**What to do**: Find each line containing the string "with" and return it.

**Data block**:
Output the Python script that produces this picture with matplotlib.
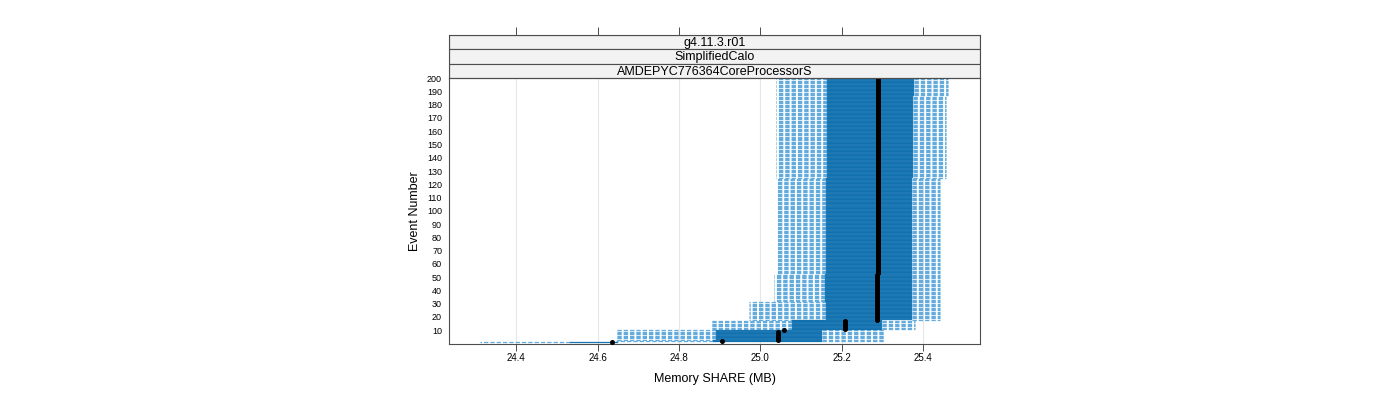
import matplotlib
matplotlib.use("Agg")
import matplotlib.pyplot as plt
import numpy as np
from matplotlib.patches import Rectangle

plt.rcParams["font.family"] = ["Liberation Sans", "DejaVu Sans"]
plt.rcParams["lines.scale_dashes"] = False

# event ranges (first, last) sharing the same box statistics, memory in MB
seg_first = [1, 2, 3, 10, 11, 18, 32, 53, 125, 187]
seg_last = [1, 2, 9, 10, 17, 31, 52, 124, 186, 200]
seg_min = [24.312, 24.646, 24.646, 24.646, 24.877, 24.972, 25.034, 25.041, 25.039, 25.039]
seg_q1 = [24.533, 24.885, 24.891, 24.891, 25.078, 25.162, 25.160, 25.162, 25.164, 25.164]
seg_med = [24.636, 24.906, 25.044, 25.058, 25.208, 25.287, 25.287, 25.289, 25.289, 25.289]
seg_q3 = [24.650, 25.152, 25.152, 25.152, 25.299, 25.373, 25.373, 25.373, 25.376, 25.378]
seg_max = [24.650, 25.304, 25.304, 25.304, 25.380, 25.442, 25.442, 25.442, 25.457, 25.461]

strip_labels = ["g4.11.3.r01", "SimplifiedCalo", "AMDEPYC776364CoreProcessorS"]
x_ticks = [24.4, 24.6, 24.8, 25.0, 25.2, 25.4]
y_ticks = list(range(10, 201, 10))

BOX = "#0a6dab"
BOX_EDGE = "#3a8ac4"
WHISK = "#62abdc"
FRAME = "#4d4d4d"

events, mins, q1s, meds, q3s, maxs = [], [], [], [], [], []
for i in range(len(seg_first)):
    for ev in range(seg_first[i], seg_last[i] + 1):
        events.append(ev)
        mins.append(seg_min[i])
        q1s.append(seg_q1[i])
        meds.append(seg_med[i])
        q3s.append(seg_q3[i])
        maxs.append(seg_max[i])
events = np.array(events)
mins, q1s, meds = np.array(mins), np.array(q1s), np.array(meds)
q3s, maxs = np.array(q3s), np.array(maxs)

W, H = 1400, 400
fig = plt.figure(figsize=(14, 4), dpi=100)
ax = fig.add_axes([449 / W, 1 - 343.5 / H, 531 / W, 265.5 / H])

for x in x_ticks:
    ax.axvline(x, color="#e6e6e6", lw=0.8, zorder=0)

dash = (0, (3.1, 1.45))
ax.hlines(events, q1s, mins, colors=WHISK, lw=0.92, linestyles=[dash], zorder=1)
ax.hlines(events, q3s, maxs, colors=WHISK, lw=0.92, linestyles=[dash], zorder=1)
ax.barh(events, q3s - q1s, left=q1s, height=1.0, color=BOX,
        edgecolor=BOX_EDGE, linewidth=0.22, zorder=2)
ax.scatter(meds, events, s=13, color="black", linewidths=0, zorder=3)

ax.set_xlim(24.235, 25.540)
ax.set_ylim(0, 200.1)
ax.set_xticks(x_ticks)
ax.set_xticklabels([f"{x:.1f}" for x in x_ticks], fontsize=7)
ax.set_yticks(y_ticks)
ax.set_yticklabels([str(y) for y in y_ticks], fontsize=6.5)
ax.tick_params(axis="x", direction="out", length=5, width=0.7, color=FRAME, pad=2)
ax.tick_params(axis="y", length=0, pad=5)
for sp in ax.spines.values():
    sp.set_color(FRAME)
    sp.set_linewidth(0.8)
ax.set_xlabel("Memory SHARE (MB)", fontsize=9, labelpad=7)
ax.set_ylabel("Event Number", fontsize=9, labelpad=4)

# strips on top, with the top tick marks above them
sax = fig.add_axes([449 / W, 1 - 78 / H, 531 / W, 43 / H], sharex=ax)
sax.set_ylim(0, 3)
for k, lab in enumerate(strip_labels):
    yb = 2 - k
    sax.add_patch(Rectangle((24.235, yb), 25.540 - 24.235, 1, facecolor="#f2f2f2",
                            edgecolor=FRAME, linewidth=0.8))
    sax.text((24.235 + 25.540) / 2, yb + 0.45, lab, ha="center", va="center", fontsize=9)
sax.set_yticks([])
sax.tick_params(axis="x", which="both", bottom=False, labelbottom=False,
                top=True, labeltop=False, direction="out", length=6, width=0.7, color=FRAME)
for sp in sax.spines.values():
    sp.set_color(FRAME)
    sp.set_linewidth(0.8)

fig.savefig("out.png", dpi=100)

**Solution to this exercise**:
Output the Python script that produces this picture with matplotlib.
# strips on top, with the top tick marks above them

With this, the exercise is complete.